Mikel Azurmendi : Non, non, ils semblent peut-être parfaits dans mon livre, comme de l'or qui brille. Mais pendant 50 ans de ma vie, je n'ai fait que regarder ce qui était mauvais dans l'Église. Y a-t-il beaucoup de gens qui regardent ce qu'il y a de bon dans l'Église ? Alors je suis allé voir ce qu'il y avait de bon parce que le mauvais, tu le connais et je le connais… Tu parles de choses « hors du commun ». En effet, l'accueil des enfants d'autrui n'est pas une chose banale, et j'ai vu qu'ils accueillent même des enfants malades, très handicapés, venus d'Afrique ou d'ailleurs avec des carences physiques et mentales.
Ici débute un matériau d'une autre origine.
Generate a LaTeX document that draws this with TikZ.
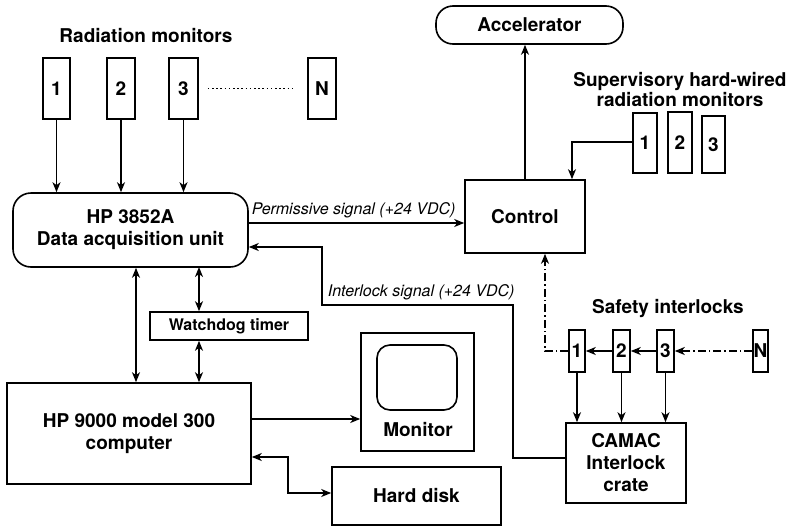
\documentclass[tikz,border=0pt]{standalone}
\usepackage{fontspec}
\setmainfont{TeX Gyre Heros}
\usetikzlibrary{arrows.meta}
\begin{document}
\begin{tikzpicture}[x=1pt,y=-1pt,
  line width=1.6pt,
  >={Stealth[length=10pt,width=8pt,inset=3pt]},
  box/.style={draw,rectangle,inner sep=0pt,font=\fontsize{19}{22}\selectfont\bfseries,align=center},
  rbox/.style={box,rounded corners=18pt},
  small/.style={box,font=\fontsize{16}{19}\selectfont\bfseries},
  lbl/.style={font=\fontsize{19}{22}\selectfont\bfseries,align=center,inner sep=0pt},
  sig/.style={font=\fontsize{16}{19}\selectfont\itshape,inner sep=0pt},
  dd/.style={dash pattern=on 8pt off 3pt on 1.5pt off 3pt}]
\useasboundingbox (0,0) rectangle (796,528);

% radiation monitors
\node[lbl] (rmt) at (146,36) {Radiation monitors};
\node[box,minimum width=27pt,minimum height=61pt] (m1) at (56.5,88.5) {1};
\node[box,minimum width=28pt,minimum height=61pt] (m2) at (121,88.5) {2};
\node[box,minimum width=29pt,minimum height=61pt] (m3) at (183.5,88.5) {3};
\node[box,minimum width=28pt,minimum height=61pt] (mN) at (322,88.5) {N};
\draw[line width=1.8pt,dash pattern=on 1.6pt off 2.6pt] ([xshift=9pt]m3.east) -- ([xshift=-13pt]mN.west);

% DAQ
\node[rbox,minimum width=235pt,minimum height=74pt] (daq) at (130.5,230) {HP 3852A\\Data acquisition unit};
\foreach \m in {m1,m2,m3}
  \draw[->] (\m.south) -- (\m.south |- daq.north);

% accelerator and control
\node[box,rounded corners=17pt,minimum width=187pt,minimum height=38pt] (acc) at (529.5,25) {Accelerator};
\node[box,minimum width=120pt,minimum height=73pt] (ctl) at (525,216.5) {Control};
\draw[->] (ctl.north) -- (ctl.north |- acc.south);

% supervisory monitors
\node[lbl] (sup) at (680,90) {Supervisory hard-wired\\[-2pt]radiation monitors};
\node[box,minimum width=24pt,minimum height=60pt] (s1) at (645,143) {1};
\node[box,minimum width=24pt,minimum height=61pt] (s2) at (680,142.5) {2};
\node[box,minimum width=23pt,minimum height=57pt] (s3) at (713.5,144.5) {3};
\coordinate (sc) at (572,142);
\draw[->] (s1.west |- sc) -- (sc) -- (sc |- ctl.north);

% permissive signal
\coordinate (pp) at (0,223);
\draw[->] (daq.east |- pp) -- (ctl.west |- pp);
\node[sig,anchor=south west] (pl) at (251,219) {Permissive signal (+24 VDC)};

% safety interlocks
\node[lbl] (sft) at (668,308) {Safety interlocks};
\node[box,minimum width=16pt,minimum height=42pt] (i1) at (577,351) {1};
\node[box,minimum width=17pt,minimum height=42pt] (i2) at (621.5,351) {2};
\node[box,minimum width=17pt,minimum height=42pt] (i3) at (665.5,351) {3};
\node[box,minimum width=15pt,minimum height=42pt] (iN) at (760.5,351) {N};
\draw[->,dd] (iN.west) -- (i3.east);
\draw[->] (i3.west) -- (i2.east);
\draw[->] (i2.west) -- (i1.east);
\coordinate (ic) at (545,351);
\draw[->,dd] (i1.west) -- (ic) -- (ic |- ctl.south);

% CAMAC
\node[box,minimum width=120pt,minimum height=80pt] (cam) at (626,463) {CAMAC\\Interlock\\crate};
\draw[->] (i1.south) -- (i1.south |- cam.north);
\draw[->] (i2.south) -- (i2.south |- cam.north);
\draw[->] (i3.south) -- (i3.south |- cam.north);

% interlock signal
\coordinate (q1) at (513,458);
\coordinate (q2) at (513,305);
\coordinate (q3) at (322,305);
\coordinate (q4) at (322,247);
\draw[->] (cam.west |- q1) -- (q1) -- (q2) -- (q3) -- (q4) -- (daq.east |- q4);
\node[sig,anchor=south west] (il) at (327,301) {Interlock signal (+24 VDC)};

% watchdog
\node[small,minimum width=158pt,minimum height=28pt] (wd) at (229,326) {Watchdog timer};

% HP 9000
\node[box,minimum width=244pt,minimum height=101pt] (hp) at (129,433.5) {HP 9000 model 300\\computer};
\draw[<->] (199,267) coordinate (w1) -- (w1 |- wd.north);
\draw[<->] (wd.south -| w1) -- (w1 |- hp.north);
\coordinate (dx) at (136,0);
\draw[<->] (dx |- daq.south) -- (dx |- hp.north);

% monitor
\node[draw,rectangle,minimum width=113pt,minimum height=118pt,inner sep=0pt] (mon) at (417.5,392) {};
\node[draw,rectangle,rounded corners=13pt,minimum width=80pt,minimum height=65pt,inner sep=0pt] (scr) at (417,377.5) {};
\node[lbl] (mtx) at (418,430) {Monitor};
\coordinate (mc) at (0,419);
\draw[->] (hp.east |- mc) -- (mon.west |- mc);

% hard disk
\node[box,minimum width=169pt,minimum height=58pt] (hd) at (416.5,496) {Hard disk};
\coordinate (h1) at (288,457);
\coordinate (h2) at (288,493);
\draw[<->] (hp.east |- h1) -- (h1) -- (h2) -- (hd.west |- h2);
\end{tikzpicture}
\end{document}
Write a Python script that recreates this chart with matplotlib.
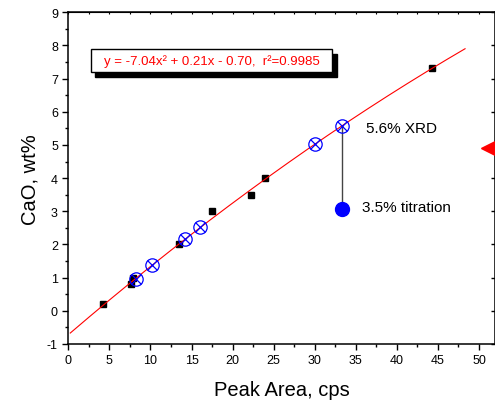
import numpy as np
import matplotlib
matplotlib.use('Agg')
import matplotlib.pyplot as plt
from matplotlib.patches import Rectangle
from matplotlib.ticker import MultipleLocator

plt.rcParams['font.family'] = ['Liberation Sans', 'DejaVu Sans']
plt.rcParams['axes.unicode_minus'] = False

# Standards (black squares)
std_x = [4.2, 7.65, 7.9, 13.45, 17.45, 22.2, 23.95, 44.25]
std_y = [0.2, 0.8, 1.0, 2.0, 3.0, 3.5, 4.0, 7.33]

# XRD samples (open circle with cross)
xrd_x = [8.2, 10.2, 14.25, 16.05, 30.0, 33.3]
xrd_y = [0.97, 1.37, 2.17, 2.52, 5.03, 5.58]

# Titration result (filled blue circle)
titr_x = [33.3]
titr_y = [3.08]

# Off-scale marker at the right edge
edge_x = [51.5]
edge_y = [4.92]

# Quadratic calibration fit (c0, c1, c2) and its x range
fit_coef = [-0.72, 0.2125, -7.04e-4]
fit_range = [0.24, 48.3]

equation = 'y = -7.04x\u00b2 + 0.21x - 0.70,  r\u00b2=0.9985'

fig = plt.figure(figsize=(4.95, 4.02), dpi=100)
ax = fig.add_axes([0.138, 0.1418, 0.8629, 0.8251])

# Fit curve
xf = np.linspace(fit_range[0], fit_range[1], 200)
yf = fit_coef[0] + fit_coef[1] * xf + fit_coef[2] * xf ** 2

ax.plot(std_x, std_y, 's', color='black', markersize=4.8, zorder=3)
ax.plot(xf, yf, color='red', linewidth=0.8, zorder=4)
ax.plot([xrd_x[-1], titr_x[0]], [xrd_y[-1], titr_y[0]], color='#444444', linewidth=1.0, zorder=2)
ax.plot(xrd_x, xrd_y, 'o', markerfacecolor='none', markeredgecolor='blue',
        markersize=9.6, markeredgewidth=0.9, zorder=5)
ax.plot(xrd_x, xrd_y, 'x', color='blue', markersize=6.8, markeredgewidth=0.9, zorder=5)
ax.plot(titr_x, titr_y, 'o', color='blue', markersize=10, zorder=5)
ax.plot(edge_x, edge_y, '<', color='red', markersize=15, clip_on=False, zorder=5)

# Annotations
ax.text(36.24, 5.5, '5.6% XRD', fontsize=11, va='center', ha='left')
ax.text(35.7, 3.12, '3.5% titration', fontsize=11, va='center', ha='left')

# Equation box with drop shadow
ax.add_patch(Rectangle((0.062, 0.806), 0.566, 0.069, transform=ax.transAxes,
                       facecolor='black', edgecolor='black', zorder=6))
ax.add_patch(Rectangle((0.052, 0.821), 0.566, 0.069, transform=ax.transAxes,
                       facecolor='white', edgecolor='black', linewidth=1.0, zorder=7))
ax.text(0.335, 0.8555, equation, transform=ax.transAxes, color='red',
        fontsize=9.5, ha='center', va='center', zorder=8)

# Axes
ax.set_xlim(0, 52)
ax.set_ylim(-1, 9)
ax.xaxis.set_major_locator(MultipleLocator(5))
ax.xaxis.set_minor_locator(MultipleLocator(2.5))
ax.yaxis.set_major_locator(MultipleLocator(1))
ax.yaxis.set_minor_locator(MultipleLocator(0.5))
ax.tick_params(which='major', direction='out', length=4, width=1.0, labelsize=9)
ax.tick_params(which='minor', direction='out', length=2.5, width=1.0)
for s in ax.spines.values():
    s.set_linewidth(1.1)

right = ax.secondary_yaxis('right')
right.yaxis.set_major_locator(MultipleLocator(1))
right.tick_params(direction='in', length=3, width=1.0, labelright=False)

top = ax.secondary_xaxis('top')
top.xaxis.set_major_locator(MultipleLocator(5))
top.xaxis.set_minor_locator(MultipleLocator(2.5))
top.tick_params(which='both', direction='in', length=1.5, width=0.8, labeltop=False)

ax.set_xlabel('Peak Area, cps', fontsize=14.5, labelpad=10)
ax.set_ylabel('CaO, wt%', fontsize=14.5, labelpad=5)

fig.savefig('out.png', dpi=100)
Pour moi c'était de la folie.
Un ami à moi a reçu chez lui récemment deux jeunes, dont l'un avait besoin d'un logement pour faire ses études. Recevoir des jeunes inconnus, ça n'entre pas dans mes habitudes et pas non plus dans les habitudes de notre société. J'ai connu aussi un prêtre professeur d'Université qui, pendant la pandémie, s'est présenté comme volontaire dans un hôpital où les gens mouraient par centaines et où lui-même risquait la maladie. J'ai vu des jeunes qui allaient tous les vendredis soir, au lieu d'aller danser comme on le fait à leur âge, apporter à manger dans le quartier le plus marginal de Madrid, le plus inhumain, où ne vivent que des drogués, des gitans, des dealers. C'est déjà hors du commun, mais le faire pendant 24 ans consécutifs, c'est incroyable, mais cela se fait à Madrid, à Barcelone, et maintenant aussi Milan, en Italie.
Dans mon livre, il y a d'autres exemples de ce genre. C'est vrai, l'Église est humaine, elle a toujours été composée de gens bons et mauvais, comme partout. Certains jours on est bon, d'autres on est mauvais ; les dirigeants de l'Église ne sont pas toujours les meilleurs. Je vous ai dit que pendant cinquante ans je ne pratiquais plus, je m'étais éloigné de l'Église, en pratique j'étais athée même si je n'étais pas tout à fait matérialiste. Et jamais je n'ai regardé ce qui se faisait de bon dans l'Église. A l'université, j'étais professeur d'éthique et d'histoire comparée des religions. Eh bien jamais, jamais pendant plus de 20 ans où j'étais professeur à la chaire d'histoire comparée des religions à l'Université basque de San Sébastian, je n'ai parlé du christianisme. Je parlais de l'Église ou de Luther, mais sur le christianisme, silence complet, sauf pour des commentaires critiques.
Quand je me suis retrouvé à l'hôpital, j'ai changé, j'ai abandonné l'approche théorique pour une quête pratique, en ouvrant bien les yeux autour de moi. Mon attention a changé, je me suis disposé à être surpris, et par hasard j'ai rencontré des gens différents, très différents de moi ; par exemple, dans certaines maisons de CL, le désordre ne me plaisait pas du tout, d'autres choses non plus, mais il y avait des enfants accueillis, une chose que moi je n'avais jamais faite. J'ai vu que leur style de vie me surprenait, que c'était quelque chose de vraiment humain. J'ai rencontré une vie vraiment différente.